Are social media really ‘media’ in the way ordinary media – like newspapers – are? There’s loads of ways to get confused about this, and like any debate between people, not all of the arguments are completely rational. So, for example, “ordinary media” are sometimes described by “new media” enthusiasts (no names, no packdrill) as “old media”. Those of us who are approaching their 50th birthday tend to feel that this use of the word “old” has an unnecessarily pejorative quality, an “out of my way old timer” feel.

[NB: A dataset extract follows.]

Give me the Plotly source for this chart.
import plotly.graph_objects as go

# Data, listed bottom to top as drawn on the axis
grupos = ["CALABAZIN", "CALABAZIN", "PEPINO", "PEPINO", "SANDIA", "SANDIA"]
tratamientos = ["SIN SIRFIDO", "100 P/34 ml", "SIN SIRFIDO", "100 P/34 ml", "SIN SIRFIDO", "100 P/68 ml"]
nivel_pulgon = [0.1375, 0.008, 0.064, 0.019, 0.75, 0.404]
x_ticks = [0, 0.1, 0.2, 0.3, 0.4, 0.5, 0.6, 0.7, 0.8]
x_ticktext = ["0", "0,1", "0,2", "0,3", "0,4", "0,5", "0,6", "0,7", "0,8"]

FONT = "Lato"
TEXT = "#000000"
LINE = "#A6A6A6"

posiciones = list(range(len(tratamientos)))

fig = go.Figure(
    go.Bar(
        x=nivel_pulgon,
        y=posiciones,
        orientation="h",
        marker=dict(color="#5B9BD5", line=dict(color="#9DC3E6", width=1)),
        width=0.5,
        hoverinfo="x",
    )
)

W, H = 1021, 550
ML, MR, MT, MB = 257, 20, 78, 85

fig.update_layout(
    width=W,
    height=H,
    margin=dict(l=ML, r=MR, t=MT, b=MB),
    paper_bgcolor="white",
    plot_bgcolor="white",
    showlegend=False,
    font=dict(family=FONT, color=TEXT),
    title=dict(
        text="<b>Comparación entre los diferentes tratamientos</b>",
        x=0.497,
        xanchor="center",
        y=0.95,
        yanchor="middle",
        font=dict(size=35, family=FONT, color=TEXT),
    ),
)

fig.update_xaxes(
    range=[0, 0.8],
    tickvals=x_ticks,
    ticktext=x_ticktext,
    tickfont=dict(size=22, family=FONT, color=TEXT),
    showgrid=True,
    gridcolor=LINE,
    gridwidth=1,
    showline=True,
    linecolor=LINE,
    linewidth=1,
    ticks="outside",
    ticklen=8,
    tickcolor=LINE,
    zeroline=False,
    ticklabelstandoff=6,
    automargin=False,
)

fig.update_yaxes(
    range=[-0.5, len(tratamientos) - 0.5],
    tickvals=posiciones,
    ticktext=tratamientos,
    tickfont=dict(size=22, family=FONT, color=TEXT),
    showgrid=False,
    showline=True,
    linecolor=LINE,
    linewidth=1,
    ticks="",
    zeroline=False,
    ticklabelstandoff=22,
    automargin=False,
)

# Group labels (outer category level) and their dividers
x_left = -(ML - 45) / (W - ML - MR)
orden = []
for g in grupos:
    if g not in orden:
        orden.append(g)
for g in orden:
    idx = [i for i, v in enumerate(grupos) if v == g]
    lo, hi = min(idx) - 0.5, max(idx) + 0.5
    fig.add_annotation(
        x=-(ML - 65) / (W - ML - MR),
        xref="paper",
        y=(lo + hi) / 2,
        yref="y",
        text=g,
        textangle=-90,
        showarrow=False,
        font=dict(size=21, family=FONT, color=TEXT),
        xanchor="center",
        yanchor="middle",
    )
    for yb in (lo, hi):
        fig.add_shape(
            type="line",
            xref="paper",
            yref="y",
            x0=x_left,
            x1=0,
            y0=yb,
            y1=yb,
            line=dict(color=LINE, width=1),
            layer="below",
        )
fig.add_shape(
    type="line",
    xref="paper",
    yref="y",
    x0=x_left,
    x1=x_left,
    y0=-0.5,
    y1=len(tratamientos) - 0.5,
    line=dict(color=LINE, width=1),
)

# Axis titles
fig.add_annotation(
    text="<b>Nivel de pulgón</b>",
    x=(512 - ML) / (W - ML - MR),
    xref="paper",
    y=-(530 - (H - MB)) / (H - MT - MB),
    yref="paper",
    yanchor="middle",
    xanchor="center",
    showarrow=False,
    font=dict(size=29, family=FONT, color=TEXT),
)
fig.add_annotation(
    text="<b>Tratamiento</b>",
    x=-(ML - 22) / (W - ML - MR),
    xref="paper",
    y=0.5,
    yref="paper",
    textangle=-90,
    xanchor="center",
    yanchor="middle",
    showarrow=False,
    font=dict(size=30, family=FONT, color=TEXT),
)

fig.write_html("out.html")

Then there’s the use of the word “media” to describe almost anything happening on the internet – from Tesco’s online shop to the New York Times online. Then comes the word monetization which is almost universally recognised as being terrible – on so many levels (the grubbiest kind of commercialisation, the wanton manhandling of a perfectly good noun into a hopelessly weak transitive verb). Who is being paid (money) for what, and by whom? Rather than trying to describe the perfectly straightforward matter (in capitalist societies, natch) of people being paid for their work, monetization feels more like a shrug, a vague hope, a kind of awkwardly expressed feeling that – y’know, it might be nice if, at some stage, you might get paid for some of what you’ve done.
One of the ways people have tried to solve the monetization problem is through the idea (metaphor?) of business models. This phrase has a nicely mechanistic (almost Meccano) feel about it. If you want to be paid, you need a bunch of bits and pieces so you can bolt a payment lever onto a communication channel attached to a few content creation devices – with some nice financial gearing up at the front.

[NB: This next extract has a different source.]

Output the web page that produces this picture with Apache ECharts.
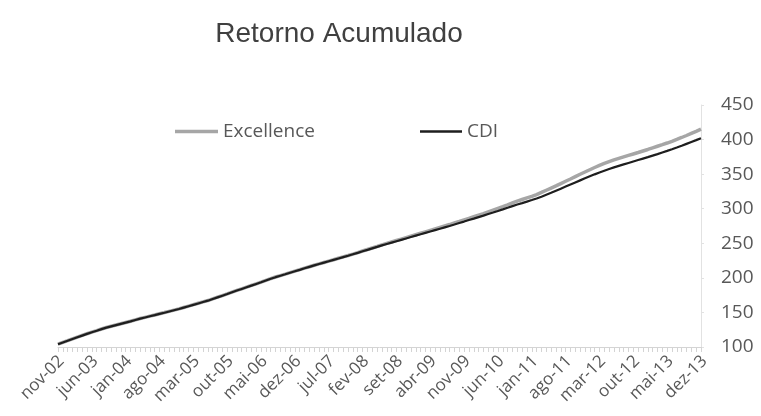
<!DOCTYPE html>
<html>
<head>
<meta charset="utf-8">
<script src="https://cdn.jsdelivr.net/npm/echarts@6/dist/echarts.min.js"></script>
<style>
html,body{margin:0;padding:0;background:#fff;}
#chart{width:761px;height:416px;}
</style>
</head>
<body>
<div id="chart"></div>
<script>
var monthNames = ['jan','fev','mar','abr','mai','jun','jul','ago','set','out','nov','dez'];
var startMonth = 10, startYear = 2, monthCount = 134;
var categories = [];
for (var i = 0; i < monthCount; i++) {
  var m = (startMonth + i) % 12;
  var y = startYear + Math.floor((startMonth + i) / 12);
  categories.push(monthNames[m] + '-' + (y < 10 ? '0' + y : '' + y));
}

var excellence = [
104.0,106.6,109.1,111.7,114.2,116.7,119.2,121.5,123.7,126.0,
128.2,130.0,131.8,133.6,135.4,137.2,139.2,141.2,142.9,144.6,
146.3,148.1,149.8,151.6,153.4,155.2,157.2,159.2,161.2,163.2,
165.2,167.2,169.6,172.0,174.4,176.8,179.3,181.8,184.2,186.6,
189.0,191.4,193.8,196.3,198.8,201.2,203.3,205.4,207.6,209.7,
211.8,214.0,216.1,218.2,220.2,222.2,224.2,226.2,228.3,230.3,
232.3,234.4,236.6,238.8,241.0,243.2,245.4,247.7,249.8,251.9,
254.0,256.1,258.2,260.3,262.4,264.5,266.6,268.7,270.8,272.9,
275.0,277.1,279.3,281.5,283.8,286.1,288.4,290.7,293.0,295.5,
298.0,300.5,303.0,305.6,308.3,311.0,313.3,315.6,317.9,320.4,
323.5,326.7,329.9,333.1,336.4,339.7,343.0,346.4,349.8,353.1,
356.4,359.6,362.6,365.5,368.1,370.6,372.8,375.0,377.1,379.2,
381.3,383.5,385.7,388.0,390.3,392.6,395.0,397.5,400.2,403.0,
405.9,408.9,411.9,415.0
];

var cdi = [
104.0,106.5,109.0,111.5,114.0,116.5,119.0,121.3,123.5,125.8,
128.0,129.8,131.6,133.4,135.2,137.0,139.0,141.0,142.7,144.4,
146.1,147.9,149.6,151.4,153.2,155.0,157.0,159.0,161.0,163.0,
165.0,167.0,169.4,171.8,174.2,176.6,179.1,181.6,184.0,186.4,
188.8,191.2,193.6,196.1,198.6,201.0,203.1,205.2,207.4,209.5,
211.6,213.8,215.9,218.0,220.0,222.0,224.0,226.0,228.0,230.0,
232.0,234.1,236.2,238.4,240.5,242.7,244.8,247.0,249.0,251.0,
253.0,255.0,257.0,259.0,261.0,263.0,265.0,267.0,269.0,271.0,
273.0,275.0,277.1,279.3,281.4,283.6,285.7,287.9,290.0,292.3,
294.5,296.8,299.0,301.3,303.7,306.0,308.1,310.3,312.5,314.8,
317.4,320.2,323.0,326.0,329.0,332.0,335.0,338.0,341.0,344.0,
346.9,349.7,352.4,355.0,357.5,359.8,362.0,364.1,366.2,368.3,
370.4,372.5,374.6,376.8,379.0,381.3,383.6,386.0,388.5,391.1,
393.8,396.5,399.2,402.0
];

var yTicks = [100, 150, 200, 250, 300, 350, 400, 450];

var labelFont = '"Open Sans", "Noto Sans", sans-serif';
var textColor = '#585858';
var chart = echarts.init(document.getElementById('chart'));
chart.setOption({
  backgroundColor: '#fff',
  animation: false,
  title: {
    text: 'Retorno Acumulado',
    left: 334, top: 15, textAlign: 'center',
    textStyle: { fontFamily: '"Liberation Sans", Arial, sans-serif', fontSize: 28, fontWeight: 'normal', color: '#404040' }
  },
  legend: [
    { data: ['Excellence'], left: 175, top: 122, padding: 0, icon: 'rect', itemWidth: 43, itemHeight: 3.5, itemGap: 4,
      textStyle: { fontFamily: labelFont, fontSize: 19, color: textColor } },
    { data: ['CDI'], left: 420, top: 122, padding: 0, icon: 'rect', itemWidth: 42, itemHeight: 2.5, itemGap: 4,
      textStyle: { fontFamily: labelFont, fontSize: 19, color: textColor } }
  ],
  grid: { left: 58, right: 60, top: 105, bottom: 69 },
  xAxis: {
    type: 'category',
    data: categories,
    boundaryGap: false,
    axisLine: { lineStyle: { color: '#d4d4d4', width: 1 } },
    axisTick: { show: true, interval: 0, length: 5, lineStyle: { color: '#d4d4d4' } },
    axisLabel: {
      interval: 6, rotate: 45, margin: 15, padding: [0, -5, 0, 0],
      fontFamily: labelFont, fontSize: 17, color: textColor
    },
    splitLine: { show: false }
  },
  yAxis: {
    type: 'value',
    position: 'right',
    min: 100, max: 450, interval: 50,
    axisLine: { show: true, lineStyle: { color: '#e2e2e2' } },
    axisTick: { show: true, length: 3, lineStyle: { color: '#e2e2e2' } },
    axisLabel: {
      margin: 20, fontFamily: labelFont, fontSize: 19, color: textColor,
      formatter: function (v) { return yTicks.indexOf(v) >= 0 ? String(v) : ''; }
    },
    splitLine: { show: false }
  },
  series: [
    { name: 'Excellence', type: 'line', data: excellence, symbol: 'none', smooth: false,
      lineStyle: { color: '#a6a6a6', width: 3.5 }, itemStyle: { color: '#a6a6a6' } },
    { name: 'CDI', type: 'line', data: cdi, symbol: 'none', smooth: false,
      lineStyle: { color: '#1e1e1e', width: 2.2 }, itemStyle: { color: '#1e1e1e' } }
  ]
});
</script>
</body>
</html>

A recent bit of research from Universal McCann looked at these issues from the point of view (not surprisingly) of their potential clients – brands. (You can download the whole thing if you want. But the point of a blogpost is that you don’t have to – so here’s my summary). What they found was that brands tend to think that social media are like ordinary media. So brands, like Snickers for example, approach the whole business a bit like they would an ordinary media advertising campaign.
They approach some celebs (Rio Ferdiand, Katie Price and Cher Lloyd – I include the surnames for other old people) and get them to share pictures of themselves conspicuously eating snickers on Twitter. Of course this backfired spectacularly, as an obvious piece of “monetization” inappropriate to a ‘social medium’. Which would tend to suggest, that social media are different from ordinary media, and in particular, with regard to monetization. Perhaps unsurprisingly, this is not the interpretation Mcann give to such findings. Instead they argue that brands, at least, need to make their work in social media more like ordinary media. They quote Simon Mansell, chief executive of social agency TBG Digital: “Most brands are not used to being journalists or publishers.”
To an extent this interpretation could apply to all of us. Partners in this project – the Tate, The British Library, Mixcloud, the University of Westminster, etc. – all are “brands”. And even the individuals – even me – we are all “personal brands”.
What I like about all this, of course, is it suggests there is a future for the kind of “ordinary media” which old people like me, and some of the people I teach, really quite like, and feel we understand. So, as I declared at the start, no contribution to a debate is purely objective and rational. There’s an element of “I told you I was right” about all of us. But the real value of a research network is that I’m forced to say what I really think and then watch as people demonstrate that I’m irrational and just plain wrong.